Een andere opvallende genodigde is de Britse zangeres Beth Orton. Haar stem verstrengelt zich elegant met die van Amidon in “Way Go, Lily” en het opvallend intimistische, van R. Kelly geleende “Relief”. Op I See The Sign staan ook enkele liedjes die ooit bedacht werden ter begeleiding van kinderspelen, waaronder “Johanna The Row-di”. Zo schommelen de songs heen en weer tussen frivool, gracieus en ronduit apocalyptisch. Sam Amidon bewijst andermaal dat folk anno 2010 niet langer tussen de mottenballen dient te worden bewaard, maar ook vooruitziend kan zijn. Mocht dat, qua conclusie, niet volstaan, dan voegen we er graag aan toe dat I See the Sign nu al op de shortlist prijkt voor een plek in ons jaarlijstje.
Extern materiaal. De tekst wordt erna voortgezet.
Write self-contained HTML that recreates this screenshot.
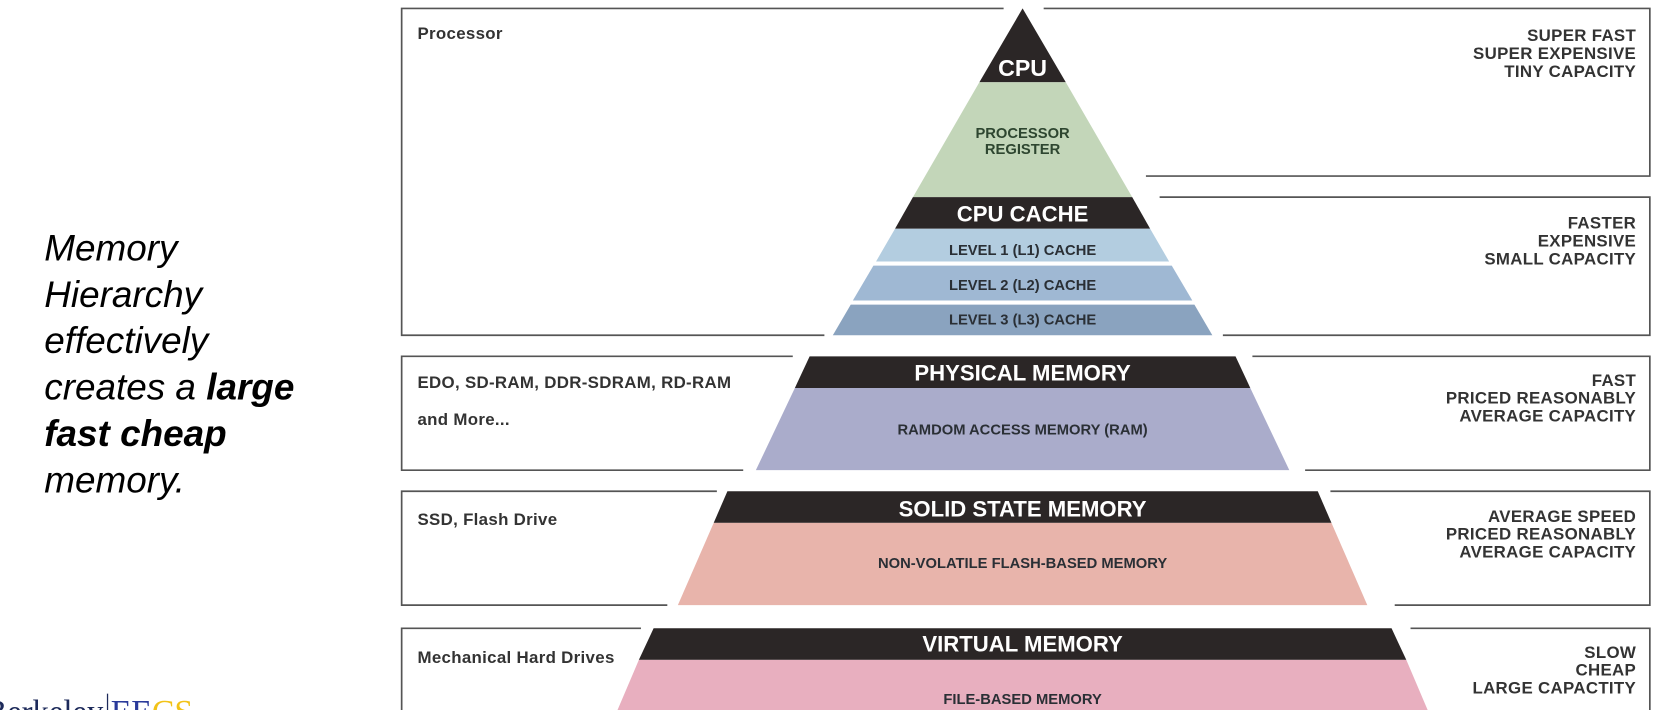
<!DOCTYPE html>
<html><head><style>html,body{margin:0;padding:0;background:#fff;overflow:hidden}svg{display:block}</style></head>
<body>
<svg width="1653" height="710" viewBox="0 0 1568 673.5" preserveAspectRatio="none" xmlns="http://www.w3.org/2000/svg">
<g fill="none" stroke="#555" stroke-width="1.6">
<polyline points="952,8 381,8 381,318 782,318"/>
<polyline points="990,8 1565,8 1565,167 1087,167"/>
<polyline points="1100,187 1565,187 1565,318 1160,318"/>
<polyline points="752,338 381,338 381,446 705,446"/>
<polyline points="1188,338 1565,338 1565,446 1238,446"/>
<polyline points="680,466 381,466 381,574 633,574"/>
<polyline points="1262,466 1565,466 1565,574 1323,574"/>
<polyline points="608,596 381,596 381,680"/>
<polyline points="1338,596 1565,596 1565,680"/>
</g>
<polygon points="970,8 929,78 1011,78" fill="#2b2626"/>
<polygon points="929,78 1011,78 1074,187 866,187" fill="#c3d6b9"/>
<polygon points="866,187 1074,187 1091,217 849,217" fill="#2b2626"/>
<polygon points="849,217 1091,217 1109,248 831,248" fill="#b3cde0"/>
<polygon points="828.5,252 1111.5,252 1131,285 809,285" fill="#9fb8d3"/>
<polygon points="807,289 1133,289 1150,318 790,318" fill="#8aa3bf"/>
<polygon points="768,338 1172,338 1186,368 754,368" fill="#2b2626"/>
<polygon points="754,368 1186,368 1223,446 717,446" fill="#aaaccb"/>
<polygon points="690,466 1250,466 1263,496 677,496" fill="#2b2626"/>
<polygon points="677,496 1263,496 1297,574 643,574" fill="#e8b4ab"/>
<polygon points="620,596 1320,596 1334,626 606,626" fill="#2b2626"/>
<polygon points="606,626 1334,626 1357,680 583,680" fill="#e8afbf"/>
<g font-family="Liberation Sans, sans-serif" font-weight="bold" text-anchor="middle">
<g fill="#fff">
<text x="970" y="72" font-size="22">CPU</text>
<text x="970" y="210" font-size="21">CPU CACHE</text>
<text x="970" y="361" font-size="21">PHYSICAL MEMORY</text>
<text x="970" y="490" font-size="21">SOLID STATE MEMORY</text>
<text x="970" y="618" font-size="21">VIRTUAL MEMORY</text>
</g>
<g font-size="14" fill="#2a2f35">
<text x="970" y="131" fill="#2e4630">PROCESSOR</text>
<text x="970" y="146" fill="#2e4630">REGISTER</text>
<text x="970" y="242">LEVEL 1 (L1) CACHE</text>
<text x="970" y="275">LEVEL 2 (L2) CACHE</text>
<text x="970" y="308">LEVEL 3 (L3) CACHE</text>
<text x="970" y="412">RAMDOM ACCESS MEMORY (RAM)</text>
<text x="970" y="539">NON-VOLATILE FLASH-BASED MEMORY</text>
<text x="970" y="668">FILE-BASED MEMORY</text>
</g>
<g font-size="16" fill="#333" text-anchor="end" letter-spacing="0.3">
<text x="1552" y="39">SUPER FAST</text><text x="1552" y="56">SUPER EXPENSIVE</text><text x="1552" y="73">TINY CAPACITY</text>
<text x="1552" y="217">FASTER</text><text x="1552" y="234">EXPENSIVE</text><text x="1552" y="251">SMALL CAPACITY</text>
<text x="1552" y="366">FAST</text><text x="1552" y="383">PRICED REASONABLY</text><text x="1552" y="400">AVERAGE CAPACITY</text>
<text x="1552" y="495">AVERAGE SPEED</text><text x="1552" y="512">PRICED REASONABLY</text><text x="1552" y="529">AVERAGE CAPACITY</text>
<text x="1552" y="624">SLOW</text><text x="1552" y="641">CHEAP</text><text x="1552" y="658">LARGE CAPACTITY</text>
</g>
<g font-size="16" fill="#333" text-anchor="start" letter-spacing="0.3">
<text x="396" y="37">Processor</text>
<text x="396" y="368">EDO, SD-RAM, DDR-SDRAM, RD-RAM</text>
<text x="396" y="403">and More...</text>
<text x="396" y="498">SSD, Flash Drive</text>
<text x="396" y="629">Mechanical Hard Drives</text>
</g>
</g>
<g font-family="Liberation Sans, sans-serif" font-style="italic" font-size="35" fill="#000">
<text x="42" y="247">Memory</text>
<text x="42" y="291">Hierarchy</text>
<text x="42" y="335">effectively</text>
<text x="42" y="379">creates a <tspan font-weight="bold">large</tspan></text>
<text x="42" y="423" font-weight="bold">fast cheap</text>
<text x="42" y="467">memory.</text>
</g>
<g font-family="Liberation Serif, serif" font-size="32">
<text x="98" y="686" text-anchor="end" fill="#1d2a5a" textLength="112" lengthAdjust="spacingAndGlyphs">Berkeley</text>
<line x1="102" y1="658" x2="102" y2="680" stroke="#1d2a5a" stroke-width="1.2"/>
<text x="105" y="686" fill="#2a3a9a">EE<tspan fill="#f2c318">CS</tspan></text>
</g>
</svg>
</body></html>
Brown Bird, uit Providence, Rhode Island, toerde onlangs door Europa met The Low Anthem en kwam daardoor zelfs op het Duyster-feest in de AB terecht. De groep rond singer-songwriter David Lamb wist er slechts gedeeltelijk te overtuigen, wellicht omdat ze voor de gelegenheid als trio op het podium stond, terwijl ze normaal vijf leden telt. Gelukkig kunnen we u nu melden dat The Devil Dancing, haar onlangs verschenen vierde langspeler, wél zeer de moeite waard is. Brown Bird maakt americana die wortelt in folk, country en blues en rijkelijk is overgoten met Slavische melancholie. De songs zijn voornamelijk akoestisch ingekleurd en dat leidt tot een klankbeeld waarin gitaar, banjo, dobro, viool, cello, accordeon en contrabas voor een zwierig lijnenspel zorgen.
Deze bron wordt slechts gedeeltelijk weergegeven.